Réforme de la PAC post 2020: l’ambition perdue ?
La politique agricole commune (PAC) est l’une des politiques les plus importantes de l’Union européenne. En 2018, la Commission européenne a fait une proposition de réforme de la PAC incluant, entre autres, un nouveau modèle de mise en œuvre, requérant de chaque État membre qu’il prépare un Plan Stratégique National (PSN) dans lequel il décidera des grandes lignes de la mise en œuvre de la réforme de la PAC sur son territoire. Pour la Commission, ce nouveau modèle de mise en œuvre est compatible avec les objectifs ambitieux qu’elle a elle-même fixés dans le Pacte vert. Mais le système des PSN ne va-t-il pas être le fossoyeur de cette ambition ?
C’est la question à laquelle l’association ARC 2020, en partenariat avec la Fondation Heinrich Böll s’est attelée à répondre en analysant le long processus de cette réforme au niveau européen mais aussi dans l’élaboration des Plans Stratégiques Nationaux (PSN) de plusieurs États membres, dont la France.
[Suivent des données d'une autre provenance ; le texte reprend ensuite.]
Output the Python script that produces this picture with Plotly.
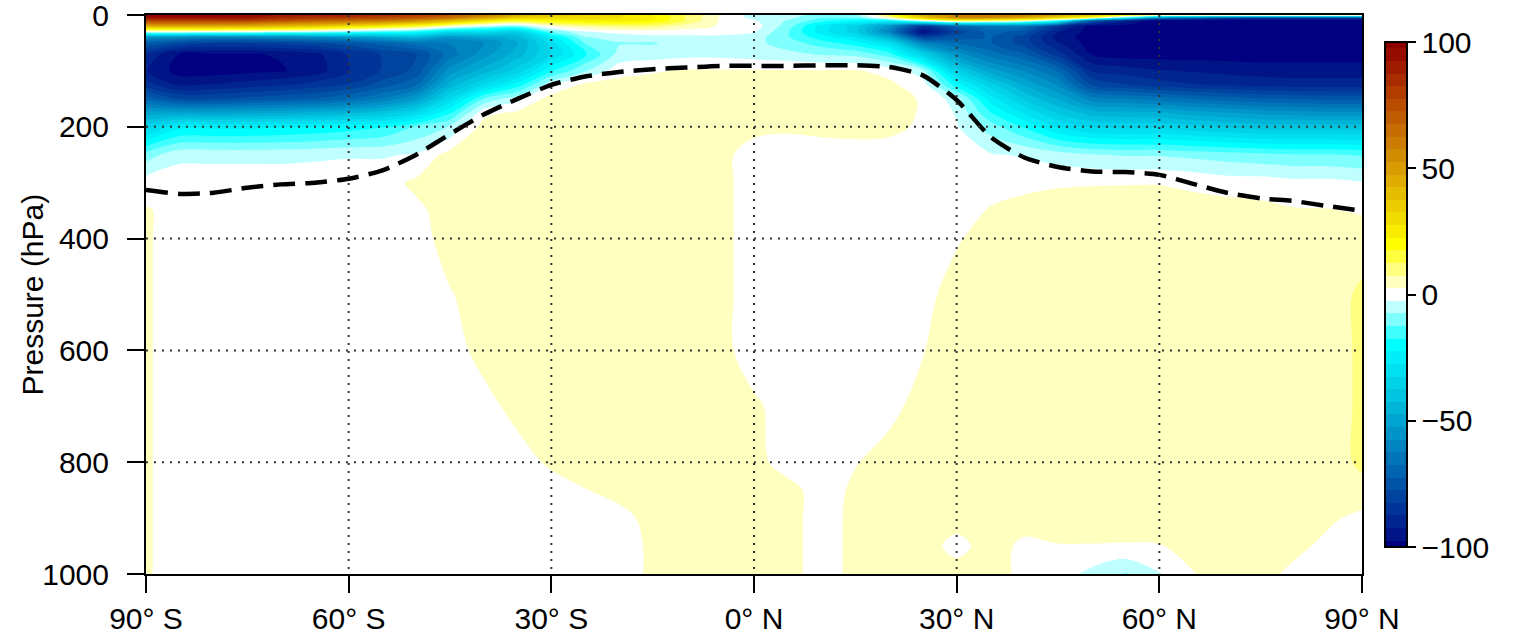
import plotly.graph_objects as go

# ---------------- data ----------------
lat = [-90, -85, -80, -75, -70, -65, -60, -55, -50, -45, -40, -35, -30, -25, -20, -15, -10, -5,
       0, 5, 10, 15, 20, 25, 30, 35, 40, 45, 50, 55, 60, 65, 70, 75, 80, 85, 90]
pressure = [0, 5, 10, 20, 30, 40, 50, 70, 100, 125, 150, 175, 200, 250, 300, 350, 400,
            500, 600, 700, 800, 850, 900, 950, 1000]

# each row: values for lat -90..90 (step 5)
z_p0 = [100, 100, 100, 97, 92, 90, 88, 85, 80, 72, 62, 48, 38, 32, 28, 22, 12, 3, -5,
        -5, -10, -10, 15, 45, 60, 62, 60, 50, 38, 22, 15, 15, 15, 15, 15, 15, 15]
z_p5 = [94, 94, 94, 92, 86, 82, 80, 77, 72, 62, 48, 34, 30, 30, 28, 24, 12, 2, -4,
        -6, -12, -12, 5, 35, 55, 55, 45, 30, 12, -20, -60, -70, -80, -85, -85, -85, -85]
z_p10 = [80, 80, 80, 78, 74, 70, 66, 62, 55, 42, 28, 18, 22, 25, 25, 22, 12, 2, -2,
         -8, -15, -20, -20, 0, 15, 12, 5, -15, -70, -90, -100, -100, -100, -100, -100, -100, -100]
z_p20 = [45, 45, 45, 44, 40, 36, 30, 24, 16, 4, -5, -10, 3, 8, 10, 10, 5, 2, 0,
         -10, -25, -35, -55, -85, -70, -65, -65, -85, -100, -100, -100, -100, -100, -100, -100, -100, -100]
z_p30 = [0, 0, -1, -2, -4, -6, -10, -14, -18, -30, -30, -35, -12, -3, -1, 0, 0, 0, -2,
         -12, -25, -35, -60, -97, -80, -70, -75, -92, -100, -100, -100, -100, -100, -100, -100, -100, -100]
z_p40 = [-55, -60, -62, -62, -60, -58, -55, -50, -45, -55, -50, -45, -25, -8, -5, -4, -4, -4, -5,
         -12, -20, -28, -45, -80, -75, -72, -80, -95, -100, -100, -100, -100, -100, -100, -100, -100, -100]
z_p50 = [-72, -78, -82, -82, -80, -78, -75, -70, -65, -62, -58, -48, -30, -12, -8, -8, -5, -5, -6,
         -10, -15, -20, -30, -60, -68, -72, -80, -92, -100, -100, -100, -100, -100, -100, -100, -100, -100]
z_p70 = [-88, -98, -98, -98, -97, -94, -87, -82, -78, -65, -55, -45, -32, -18, -6, -5, -4, -4, -5,
         -6, -8, -9, -15, -35, -55, -65, -72, -85, -98, -100, -100, -100, -100, -100, -100, -100, -100]
z_p100 = [-92, -100, -100, -99, -98, -95, -88, -82, -76, -55, -45, -35, -18, -8, 0.5, 2, 3, 3, 3,
          3, 3, 3, 1, -6, -35, -50, -58, -68, -88, -90, -92, -93, -94, -95, -95, -95, -95]
z_p125 = [-85, -93, -92, -90, -88, -85, -82, -75, -68, -45, -32, -20, -3, 4, 4.5, 4.5, 4.5, 4.5, 4.5,
          4.5, 4.5, 4.5, 3.5, 0, -20, -35, -48, -58, -78, -82, -85, -87, -88, -89, -90, -90, -90]
z_p150 = [-70, -78, -78, -76, -74, -72, -68, -62, -52, -32, -12, -4, 5, 4.5, 4.5, 4.5, 4.5, 4.5, 4.5,
          4.5, 4.5, 4.5, 4.5, 2, -5, -25, -38, -48, -60, -62, -65, -68, -70, -72, -73, -74, -74]
z_p175 = [-50, -50, -50, -49, -48, -46, -44, -40, -32, -18, 1, 3.5, 4.5, 4.5, 4.5, 4.5, 4.5, 4.5, 4.5,
          4.5, 4.5, 4.5, 4.5, 2, -3, -17, -28, -38, -45, -46, -47, -50, -52, -54, -55, -56, -56]
z_p200 = [-35, -24, -24, -24, -23, -22, -20, -18, -12, -7, 4.5, 4.5, 4.5, 4.5, 4.5, 4.5, 4.5, 4.5, 4.5,
          3.5, 4, 4.5, 4, 1.5, -2, -10, -18, -28, -33, -34, -34, -36, -38, -40, -40, -40, -40]
z_p250 = [-10, -4, -4, -4, -4, -3.5, -3, -3, -2, 4.5, 4.5, 4.5, 4.5, 4.5, 4.5, 4.5, 4.5, 4.5, -0.5,
          -0.5, 0, 0, 0, 0, 0, -2, -3, -5, -7, -8, -8, -9, -10, -11, -12, -12, -13]
z_p300 = [0, 0.5, 0.5, 0.5, 0.5, 0.5, 0.5, 0.5, 3.5, 4.5, 4.5, 4.5, 4.5, 4.5, 4.5, 4.5, 4.5, 4.5, -0.5,
          0, 0, 0, 0, 0, 0, 0, 1, 2, 2.2, 2.3, 2.3, 1.5, 0, 0, -1, -1, -2]
z_p350 = [3, 0.5, 0.5, 0.5, 0.5, 0.5, 0.5, 0.5, 1.5, 4.5, 4.5, 4.5, 4.5, 4.5, 4.5, 4.5, 4.5, 4.5, -0.5,
          0, 0, 0, 0, 0, 0, 3, 4.5, 4.5, 4.5, 4.5, 4.5, 4.5, 5, 4, 3, 2.8, 2]
z_p400 = [3, 0.5, 0.5, 0.5, 0.5, 0.5, 0.5, 0.5, 0.5, 4.5, 4.5, 4.5, 4.5, 4.5, 4.5, 4.5, 4.5, 4.5, -0.5,
          0, 0, 0, 0, 0, 2, 4.5, 4.5, 4.5, 4.5, 4.5, 4.5, 4.5, 4.5, 4.5, 4.5, 4.5, 5]
z_p500 = [3, 0.5, 0.5, 0.5, 0.5, 0.5, 0.5, 0.5, 0.5, 2.2, 4.5, 4.5, 4.5, 4.5, 4.5, 4.5, 4.5, 4.5, -0.5,
          0, 0, 0, 0, 1, 4.5, 4.5, 4.5, 4.5, 4.5, 4.5, 4.5, 4.5, 4.5, 4.5, 4.5, 5, 8.5]
z_p600 = [3, 0.5, 0.5, 0.5, 0.5, 0.5, 0.5, 0.5, 0.5, 0, 4.5, 4.5, 4.5, 4.5, 4.5, 4.5, 4.5, 4.5, -0.5,
          0, 0, 0, 0, 2.3, 4.5, 4.5, 4.5, 4.5, 4.5, 4.5, 4.5, 4.5, 4.5, 4.5, 4.5, 5, 8.5]
z_p700 = [3, 0.5, 0.5, 0.5, 0.5, 0.5, 0.5, 0.5, 0.5, 0.5, 0.5, 4.5, 4.5, 4.5, 4.5, 4.5, 4.5, 4.5, 3.5,
          0, 0, 0, 1, 4.5, 4.5, 4.5, 4.5, 4.5, 4.5, 4.5, 4.5, 4.5, 4.5, 4.5, 4.5, 5, 8.5]
z_p800 = [3, 0.5, 0.5, 0.5, 0.5, 0.5, 0.5, 0.5, 0.5, 0.5, 0.5, 0, 3.5, 4.5, 4.5, 4.5, 4.5, 4.5, 4.5,
          0, 0, 2.2, 4.5, 4.5, 4.5, 4.5, 4.5, 4.5, 4.5, 4.5, 4.5, 4.5, 4.5, 4.5, 4.5, 5, 8.5]
z_p850 = [3, 0.5, 0.5, 0.5, 0.5, 0.5, 0.5, 0.5, 0.5, 0.5, 0.5, 0.5, 0, 2.3, 4.5, 4.5, 4.5, 4.5, 4.5,
          4.5, 0, 3.5, 4.5, 4.5, 4.5, 4.5, 4.5, 4.5, 4.5, 4.5, 4.5, 4.5, 4.5, 4.5, 4.5, 5, 6]
z_p900 = [3, 0.5, 0.5, 0.5, 0.5, 0.5, 0.5, 0.5, 0.5, 0.5, 0.5, 0.5, 0.5, 0.5, 0.5, 4.5, 4.5, 4.5, 4.5,
          4.5, 0, 4, 4.5, 4.5, 4.5, 4.5, 4.5, 4.5, 4.5, 4.5, 4.5, 4.5, 4.5, 4.5, 4.5, 3.5, 1]
z_p950 = [3, 0.5, 0.5, 0.5, 0.5, 0.5, 0.5, 0.5, 0.5, 0.5, 0.5, 0.5, 0.5, 0.5, 0, 3.5, 4.5, 4.5, 4.5,
          4.5, 0, 4, 4.5, 4.5, 1, 4.5, 1.5, 2.3, 2.3, 2.2, 2.3, 4, 4.5, 4.5, 4, 1, 0]
z_p1000 = [3, 0.5, 0.5, 0.5, 0.5, 0.5, 0.5, 0.5, 0.5, 0.5, 0.5, 0.5, 0.5, 0.5, 0, 3.5, 4.5, 4.5, 4.5,
           4.5, 0, 4, 4.5, 4.5, 4.5, 5, 1, 0, -4, -8, -3, 2.3, 4.5, 4.5, 1, 1, 0]

z_rows = [z_p0, z_p5, z_p10, z_p20, z_p30, z_p40, z_p50, z_p70, z_p100, z_p125, z_p150,
          z_p175, z_p200, z_p250, z_p300, z_p350, z_p400, z_p500, z_p600, z_p700, z_p800,
          z_p850, z_p900, z_p950, z_p1000]

# tropopause (dashed line)
tp_lat = [-90, -85, -80, -75, -70, -65, -60, -55, -50, -45, -40, -35, -30, -25, -20, -15, -10, -5,
          0, 5, 10, 15, 20, 25, 30, 35, 40, 45, 50, 55, 60, 65, 70, 75, 80, 85, 90]
tp_p = [313, 320, 318, 309, 303, 300, 293, 278, 250, 213, 178, 150, 125, 110, 102, 97, 94, 91,
        91, 91, 90, 90, 93, 108, 152, 218, 255, 272, 280, 281, 286, 302, 318, 328, 333, 342, 350]

x_tickvals = [-90, -60, -30, 0, 30, 60, 90]
x_ticktext = ["90° S", "60° S", "30° S", "0° N", "30° N", "60° N", "90° N"]
y_tickvals = [0, 200, 400, 600, 800, 1000]
x_grid = [-60, -30, 0, 30, 60]
y_grid = [200, 400, 600, 800]
cbar_tickvals = [-100, -50, 0, 50, 100]

# band colours, centred on -100, -95, ..., 95, 100
band_colors = [
    "#000080", "#001488", "#002490", "#003498", "#0044A0", "#0054A8", "#0064B0", "#0074B8",
    "#0084C0", "#0094C8", "#00A4D0", "#00B4D8", "#00C4E0", "#00D2E8", "#00E0F0", "#00EEF8",
    "#00FFFF", "#40FFFF", "#80FFFF", "#C0FFFF",
    "#FFFFFF",
    "#FFFFC0", "#FFFF80", "#FFFF40", "#FFFF00", "#F8EC00", "#F0DC00", "#EACC00", "#E4BC00",
    "#DEAC00", "#D89C00", "#D28C00", "#CC7C00", "#C66C00", "#C05C00", "#BA4C00", "#B03C00",
    "#A82C00", "#A01C00", "#960C00", "#8C0000",
]

# ---------------- figure ----------------
W, H = 1513, 638
L, R, T, B = 146, 151, 15, 64
plot_w = W - L - R

colorscale = [[i / (len(band_colors) - 1), c] for i, c in enumerate(band_colors)]
FONT = "Liberation Sans, Arial, Helvetica, sans-serif"

fig = go.Figure()
fig.add_trace(go.Contour(
    x=lat, y=pressure, z=z_rows,
    colorscale=colorscale,
    contours=dict(start=-97.5, end=97.5, size=5, coloring="fill", showlines=False),
    line=dict(width=0, smoothing=1),
    hoverinfo="skip",
    colorbar=dict(
        thickness=22, thicknessmode="pixels",
        len=505, lenmode="pixels",
        x=(1385 - L) / plot_w, xanchor="left", xpad=0,
        y=0.5, yanchor="middle", ypad=0,
        outlinewidth=2, outlinecolor="black",
        tickvals=cbar_tickvals, ticks="outside", ticklen=8, tickwidth=2, tickcolor="black",
        tickfont=dict(size=30, family=FONT, color="black"),
    ),
))

fig.add_trace(go.Scatter(
    x=tp_lat, y=tp_p, mode="lines",
    line=dict(color="black", width=4.5, dash="22px,10px", shape="spline", smoothing=0.6),
    hoverinfo="skip", showlegend=False,
))

grid_line = dict(color="#333333", width=2, dash="2px,6px")
for gx in x_grid:
    fig.add_shape(type="line", xref="x", yref="y", x0=gx, x1=gx, y0=0, y1=1000,
                  line=grid_line, layer="above")
for gy in y_grid:
    fig.add_shape(type="line", xref="x", yref="y", x0=-90, x1=90, y0=gy, y1=gy,
                  line=grid_line, layer="above")

fig.add_annotation(text="Pressure (hPa)", xref="paper", yref="paper",
                   x=(32 - L) / plot_w, y=0.5, xanchor="center", yanchor="middle",
                   textangle=-90, showarrow=False,
                   font=dict(size=30, family=FONT, color="black"))

axis_common = dict(ticks="outside", ticklen=17, tickwidth=2, tickcolor="black",
                   showline=True, linewidth=2, linecolor="black", mirror=True,
                   showgrid=False, zeroline=False, ticklabeloverflow="allow",
                   tickfont=dict(size=30, family=FONT, color="black"))
fig.update_xaxes(range=[-90, 90], tickvals=x_tickvals, ticktext=x_ticktext,
                 ticklabelstandoff=0, **axis_common)
fig.update_yaxes(range=[1000, 0], tickvals=y_tickvals, ticklabelstandoff=12, **axis_common)

fig.update_layout(
    width=W, height=H,
    margin=dict(l=L, r=R, t=T, b=B, autoexpand=False),
    plot_bgcolor="white", paper_bgcolor="white",
    font=dict(family=FONT, size=30, color="black"),
    showlegend=False,
)

fig.write_html("out.html", config={"displayModeBar": False},
               post_script="document.body.style.margin='0';")
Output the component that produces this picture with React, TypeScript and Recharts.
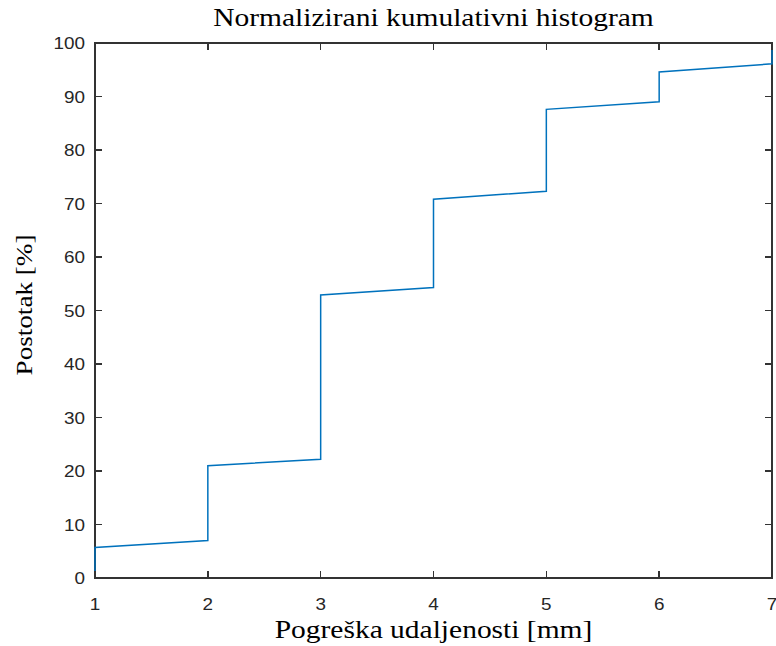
import { LineChart, Line, XAxis, YAxis, Label, ReferenceArea } from 'recharts';

// step-shaped cumulative curve
const errorMm = [1, 1, 2, 2, 3, 3, 4, 4, 5, 5, 6, 6, 7, 7];
const percent = [0, 5.7, 7.0, 21.0, 22.2, 52.9, 54.3, 70.8, 72.3, 87.6, 89.0, 94.6, 96.1, 100];
const xTicks = [1, 2, 3, 4, 5, 6, 7];
const yTicks = [0, 10, 20, 30, 40, 50, 60, 70, 80, 90, 100];

const data = errorMm.map((x, i) => ({ x, y: percent[i] }));

const axisColor = '#333333';
const serif = '"Liberation Serif", "Times New Roman", serif';
const sans = '"Liberation Sans", Arial, sans-serif';
const TICK_LEN = 7;
const FRAME_W = 1.5;

// reference text is a little stretched sideways
const Stretched = ({ x, y, anchor, family, size, children, rotate = 0 }: any) => (
  <g transform={`translate(${x} ${y}) rotate(${rotate}) scale(1.18 1)`}>
    <text x={0} y={0} textAnchor={anchor} fontFamily={family} fontSize={size} fill="#000">
      {children}
    </text>
  </g>
);

// matlab style: tick marks point inwards, labels outside
const BottomTick = ({ x, y, payload }: any) => (
  <g>
    <path d={`M${x},${y}V${y - TICK_LEN}`} stroke={axisColor} strokeWidth={FRAME_W} shapeRendering="crispEdges" />
    <g transform={`translate(${x} ${y + 32}) scale(1.18 1)`}>
      <text x={0} y={0} textAnchor="middle" fontFamily={sans} fontSize={16} fill="#262626">
        {payload.value}
      </text>
    </g>
  </g>
);

const LeftTick = ({ x, y, payload }: any) => (
  <g>
    <path d={`M${x},${y}H${x + TICK_LEN}`} stroke={axisColor} strokeWidth={FRAME_W} shapeRendering="crispEdges" />
    <g transform={`translate(${x - 10} ${y + 6}) scale(1.18 1)`}>
      <text x={0} y={0} textAnchor="end" fontFamily={sans} fontSize={16} fill="#262626">
        {payload.value}
      </text>
    </g>
  </g>
);

const TopTick = ({ x, y }: any) => (
  <path d={`M${x},${y}V${y + TICK_LEN}`} stroke={axisColor} strokeWidth={FRAME_W} shapeRendering="crispEdges" />
);
const RightTick = ({ x, y }: any) => (
  <path d={`M${x},${y}H${x - TICK_LEN}`} stroke={axisColor} strokeWidth={FRAME_W} shapeRendering="crispEdges" />
);

export default function App() {
  return (
    <div>
      <style>{`body { margin: 0; background: #fff; }`}</style>
      <LineChart width={776} height={646} data={data} margin={{ top: 42, right: 3, bottom: 0, left: 0 }}>
        <XAxis dataKey="x" type="number" domain={[1, 7]} ticks={xTicks} interval={0} height={68}
          tickSize={0} tickMargin={0} tick={<BottomTick />} axisLine={false} tickLine={false}>
          <Label
            content={({ viewBox }: any) => (
              <Stretched x={viewBox.x + viewBox.width / 2} y={638} anchor="middle" family={serif} size={25}>
                Pogreška udaljenosti [mm]
              </Stretched>
            )}
          />
        </XAxis>
        <XAxis xAxisId="top" orientation="top" dataKey="x" type="number" domain={[1, 7]} ticks={xTicks}
          interval={0} height={1} tickSize={0} tickMargin={0} tick={<TopTick />} axisLine={false} tickLine={false}>
          <Label
            content={({ viewBox }: any) => (
              <Stretched x={viewBox.x + viewBox.width / 2} y={26} anchor="middle" family={serif} size={25}>
                Normalizirani kumulativni histogram
              </Stretched>
            )}
          />
        </XAxis>
        <YAxis type="number" domain={[0, 100]} ticks={yTicks} interval={0} width={95}
          tickSize={0} tickMargin={0} tick={<LeftTick />} axisLine={false} tickLine={false}>
          <Label
            content={() => (
              <Stretched x={32} y={305} rotate={-90} anchor="middle" family={serif} size={23}>
                Postotak [%]
              </Stretched>
            )}
          />
        </YAxis>
        <YAxis yAxisId="right" orientation="right" type="number" domain={[0, 100]} ticks={yTicks}
          interval={0} width={1} tickSize={0} tickMargin={0} tick={<RightTick />} axisLine={false} tickLine={false} />
        {/* box round the plot */}
        <ReferenceArea x1={1} x2={7} y1={0} y2={100} fill="none" stroke={axisColor} strokeWidth={FRAME_W}
          shapeRendering="crispEdges" ifOverflow="visible" />
        {/* invisible copy so the mirrored top/right axes get drawn */}
        <Line xAxisId="top" yAxisId="right" type="linear" dataKey="y" stroke="none" dot={false} isAnimationActive={false} />
        <Line type="linear" dataKey="y" stroke="#0072BD" strokeWidth={1.5} dot={false} isAnimationActive={false} />
      </LineChart>
    </div>
  );
}
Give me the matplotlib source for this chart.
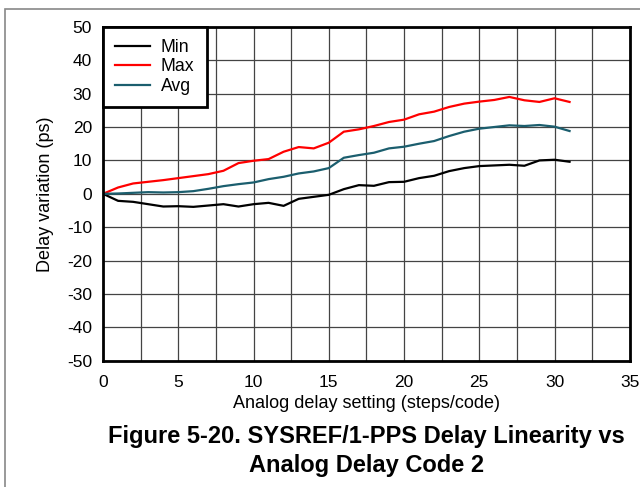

Pour une autre PAC a édité la version française de la publication d’ARC 2020, élaborée à l’issue d’un projet s’étant étalé sur toute l’année 2020.
Le nouveau modèle de mise en œuvre de la PAC est-il apte à répondre à l’urgence climatique et environnementale ?
Le nouveau modèle de mise œuvre donne aux États membres une marge de manœuvre plus importante dans le niveau et le type de réponses qu’ils comptent apporter à l’urgence climatique et environnementale. Cette flexibilité permise dans l’élaboration des PSN, ainsi que le manque de critères clairs pour permettre à la Commission d’en évaluer le résultat, ne garantissent aucune hausse de l’ambition climatique et environnementale des États membres. Face à ce constat, les revendications citoyennes et les apports des scientifiques doivent faire office de garde-fou pour assurer une hausse significative des mesures à portée environnementale et climatique dans la prochaine PAC.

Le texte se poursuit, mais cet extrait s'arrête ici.